OP you are doing an utterly heroic job. But you have GOT to play the long game.
Do you feel guilty about your twat of an ex? Well don't. Just don't.
How many pairs of hands do you have? One? Thought so.
She had cinema and two friends to sleepover? I'm a single parent and that's birthday-style weekend. Any whining after that need not be tolerated.
Look at the marvellous incredible job you are doing and take a deep breath and be massively proud of yourself and confident and know that you are doing more than enough for your 11yr old and screen out the whiny pre-teen selfish white noise!! Tell her to talk to the hand. It actually won't kill her.
The bullying is probably making her feel angry at home as she feels impotent when at school. Be very strident with the school - they are usually not very good at sorting out bullying and will only be active if the parent is pushy. Read up on the anti bullying policy and hold them to it or take it higher!
When your DD is demanding/tantruming take a big deep breath and put the shields up around you - let it all wash over you and when she is spent tell her calmly how much you love you and what you can do to help - let the answers come from her. Discuss how you might be able to meet some of her demands.
As others have said don't sweat the small stuff.
Can you get shopping delivered? I have a DD with SN and going to the supermarket was a nightmare. It is well worth the cost of delivery and being able to order just what I need (and not what would be demanded) to avoid the hassle. Some shops have free delivery slots/days.
You sound amazing - it must be really hard not having the support of your Ex.
Sounds as though you're doing an excellent job! I'm in the same position, and it's my tween DD who's morphed into a monster!

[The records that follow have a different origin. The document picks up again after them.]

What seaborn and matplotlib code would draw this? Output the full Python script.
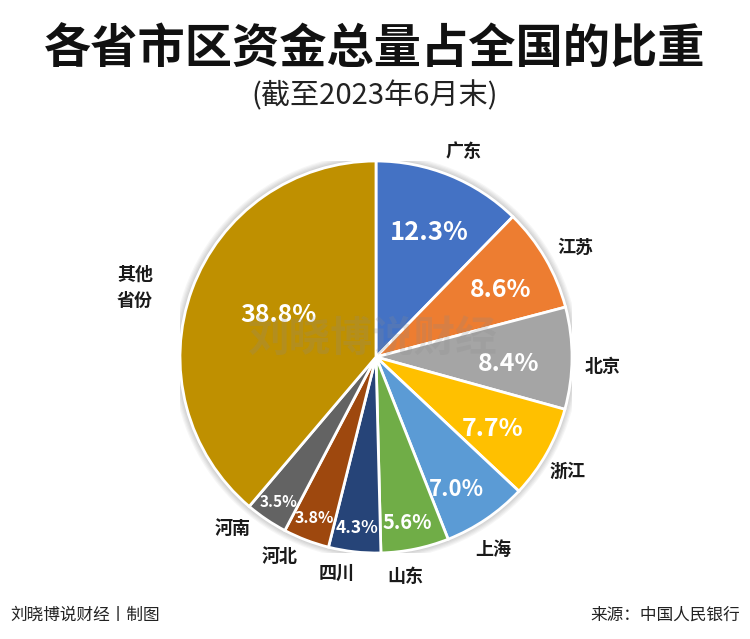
import matplotlib
matplotlib.use("Agg")
import matplotlib.pyplot as plt
from matplotlib.patches import Circle
import seaborn as sns
import numpy as np

# data (截至2023年6月末)
regions = ["广东", "江苏", "北京", "浙江", "上海", "山东", "四川", "河北", "河南", "其他\n省份"]
shares = [12.3, 8.6, 8.4, 7.7, 7.0, 5.6, 4.3, 3.8, 3.5, 38.8]
colors = ["#4472C4", "#ED7D31", "#A5A5A5", "#FFC000", "#5B9BD5",
          "#70AD47", "#264478", "#9E480E", "#636363", "#BF9000"]

# label placement: distance (fraction of radius), angle nudge (deg), font size
pct_dist = [0.69, 0.72, 0.68, 0.70, 0.79, 0.86, 0.88, 0.88, 0.89, 0.54]
pct_nudge = [-1, -2, -2.5, -2.5, -3, -1, 0, 0, 0, -3]
pct_size = [18.5, 18, 18, 18, 16, 14.5, 12.5, 11.5, 11, 18]
lab_dist = [1.14, 1.16, 1.16, 1.14, 1.15, 1.13, 1.12, 1.13, 1.14, 1.28]
lab_nudge = [-1, -1.5, -2, -1.5, -3, -4, -4, -5, -6, 4]

sns.set_theme(style="white")
plt.rcParams['font.family'] = ['Noto Sans CJK SC', 'DejaVu Sans']

fig = plt.figure(figsize=(7.5, 6.39), dpi=100)
fig.patch.set_facecolor("white")
ax = fig.add_axes([180/750, 86/639, 392/750, 392/639])

# soft shadow around the pie
for k in range(6):
    ax.add_patch(Circle((0, 0.0), 1.0 + 0.006 * (k + 1), color="#000000",
                        alpha=0.035, lw=0, zorder=0))

wedges, _ = ax.pie(shares, colors=colors, startangle=90, counterclock=False,
                   radius=1, wedgeprops=dict(edgecolor="white", linewidth=2, zorder=2))
ax.set_xlim(-1, 1)
ax.set_ylim(-1, 1)
ax.set_aspect("equal")
ax.axis("off")

for i, w in enumerate(wedges):
    mid = (w.theta1 + w.theta2) / 2
    a = np.deg2rad(mid + pct_nudge[i])
    ax.text(pct_dist[i] * np.cos(a), pct_dist[i] * np.sin(a), f"{shares[i]:.1f}%",
            ha="center", va="center", color="white", fontsize=pct_size[i],
            fontweight="bold", zorder=5)
    b = np.deg2rad(mid + lab_nudge[i])
    ax.text(lab_dist[i] * np.cos(b), lab_dist[i] * np.sin(b), regions[i],
            ha="center", va="center", color="#1a1a1a", fontsize=13,
            fontweight="bold", linespacing=1.45, clip_on=False)

# watermark
fig.text(373/750, 1 - 340/639, "刘晓博说财经", ha="center", va="center",
         fontsize=30, fontweight="bold", color="#8a8a8a", alpha=0.22)

fig.text(0.5, 1 - 50/639, "各省市区资金总量占全国的比重", ha="center", va="center",
         fontsize=34, fontweight=900, color="#111111")
fig.text(0.5, 1 - 96/639, "(截至2023年6月末)", ha="center", va="center",
         fontsize=21, color="#222222")

fig.text(10/750, 1 - 615/639, "刘晓博说财经丨制图", ha="left", va="center",
         fontsize=12, color="#222222")
fig.text(740/750, 1 - 615/639, "来源：中国人民银行", ha="right", va="center",
         fontsize=12, color="#222222")

fig.savefig("out.png", dpi=100, facecolor="white")
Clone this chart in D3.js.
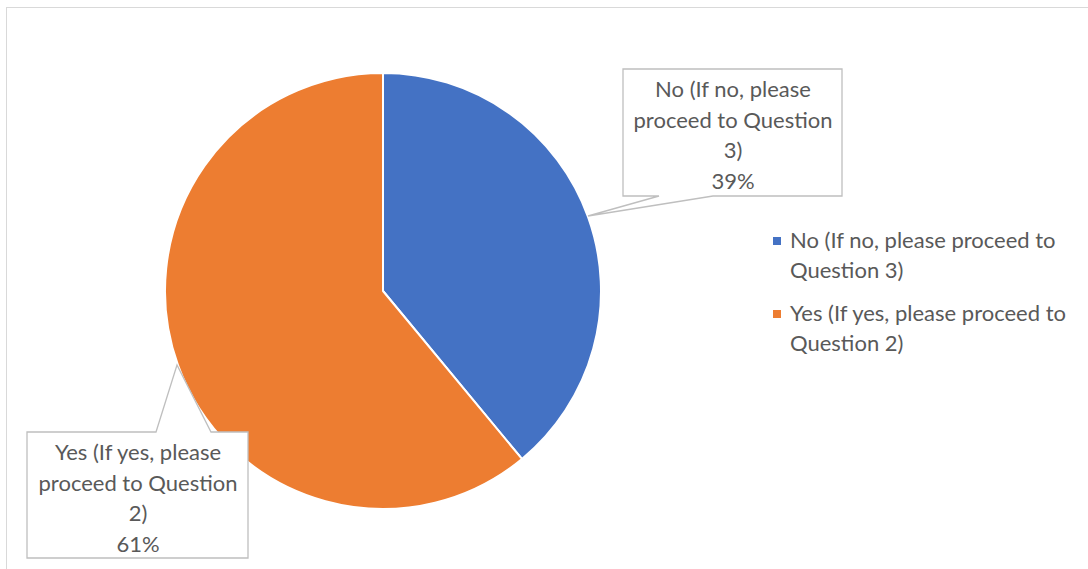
<!DOCTYPE html>
<html>
<head>
<meta charset="utf-8">
<script src="https://cdn.jsdelivr.net/npm/d3@7"></script>
<style>
  html, body { margin: 0; padding: 0; background: #fff; }
  svg { display: block; }
  text { font-family: Lato, "Open Sans", sans-serif; fill: #595959; }
</style>
</head>
<body>
<svg id="chart" width="1088" height="569"></svg>
<script>
// Survey answers and their shares (percent)
const categories = ["No (If no, please proceed to Question 3)", "Yes (If yes, please proceed to Question 2)"];
const values = [39, 61];
const colors = ["#4472C4", "#ED7D31"];
const calloutLines = [
  ["No (If no, please", "proceed to Question", "3)"],
  ["Yes (If yes, please", "proceed to Question", "2)"]
];
const legendLines = [
  ["No (If no, please proceed to", "Question 3)"],
  ["Yes (If yes, please proceed to", "Question 2)"]
];

const svg = d3.select("#chart");
const W = 1088, H = 569;
const fontSize = 22;

// Chart frame
svg.append("rect")
  .attr("x", 6.5).attr("y", 7.5)
  .attr("width", W + 10).attr("height", H + 10)
  .attr("fill", "#fff").attr("stroke", "#d9d9d9").attr("stroke-width", 1);

const cx = 383, cy = 291, r = 218;

const pie = d3.pie().sort(null).value(d => d);
const arcs = pie(values);
const arc = d3.arc().innerRadius(0).outerRadius(r);

const g = svg.append("g").attr("transform", `translate(${cx},${cy})`);
g.selectAll("path")
  .data(arcs)
  .join("path")
  .attr("d", arc)
  .attr("fill", (d, i) => colors[i])
  .attr("stroke", "#fff")
  .attr("stroke-width", 2)
  .attr("stroke-linejoin", "round");

// Data callouts: box with a wedge-shaped pointer toward the slice
const callouts = [
  { box: [623, 69, 219, 127], side: "bottom", base: [659, 713], tip: [588, 216] },
  { box: [27, 432, 221, 126], side: "top", base: [156, 211], tip: [177, 365] }
];

callouts.forEach((c, i) => {
  const [x, y, w, h] = c.box;
  let pts;
  if (c.side === "bottom") {
    pts = [[x, y], [x + w, y], [x + w, y + h], [c.base[1], y + h], c.tip, [c.base[0], y + h], [x, y + h]];
  } else {
    pts = [[x, y], [c.base[0], y], c.tip, [c.base[1], y], [x + w, y], [x + w, y + h], [x, y + h]];
  }
  svg.append("path")
    .attr("d", d3.line()(pts) + "Z")
    .attr("fill", "#fff")
    .attr("stroke", "#bfbfbf")
    .attr("stroke-width", 1.3);

  const lines = calloutLines[i].concat([d3.format(".0%")(values[i] / 100)]);
  const t = svg.append("text")
    .attr("text-anchor", "middle")
    .attr("font-size", fontSize);
  lines.forEach((ln, j) => {
    t.append("tspan")
      .attr("x", x + w / 2 + 0.5)
      .attr("y", y + 28 + j * 30.5)
      .text(ln);
  });
});

// Legend
const legendY = [248, 321];
legendLines.forEach((lines, i) => {
  svg.append("rect")
    .attr("x", 773).attr("y", legendY[i] - 11)
    .attr("width", 8).attr("height", 8)
    .attr("fill", colors[i]);
  const t = svg.append("text").attr("font-size", fontSize);
  lines.forEach((ln, j) => {
    t.append("tspan").attr("x", 790).attr("y", legendY[i] + j * 30).text(ln);
  });
});
</script>
</body>
</html>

Gee, I did not see that coming!
Tantrums, and emotional angst, crying that she's fat (she's a wee bit chubby but will stretch) the works!
Great hearing all the stories that it will get better! xx
A small suggestion in the scheme of things but have you tried doing an online shop to avoid the need to visit the supermarket for food shopping?
It might not be much consolation to you now, but when DD has kids of her own she'll realise what a kind, patient mum she had herself.
I don't have extended family. I am sorting g the bullying. I won't have it! It will be sorted. I'm just struggling with absolutely everything right now.
This is why I posted as I need all of your help. I am so grateful. I don't have anyone to ask or talk to. It's all got a little too much. Some days I want to run away. Obviously I won't. It's just how I feel.
Now you have mentioned that about this weekend. It's true she has had everything she wanted. I just can't make her see that. I can't reason with her. I must find the strength to keep trying. I suppose it is a guilt thing. They only have me. I'm just trying to make her happy.
Thankyou I needed to read this so so much today!
Posted and the had more messages....
Thankyou all. It means alot.
I should really try having it delivered. I am going to actually start doing that as of next week.
My gosh I feel better knowing I'm not alone.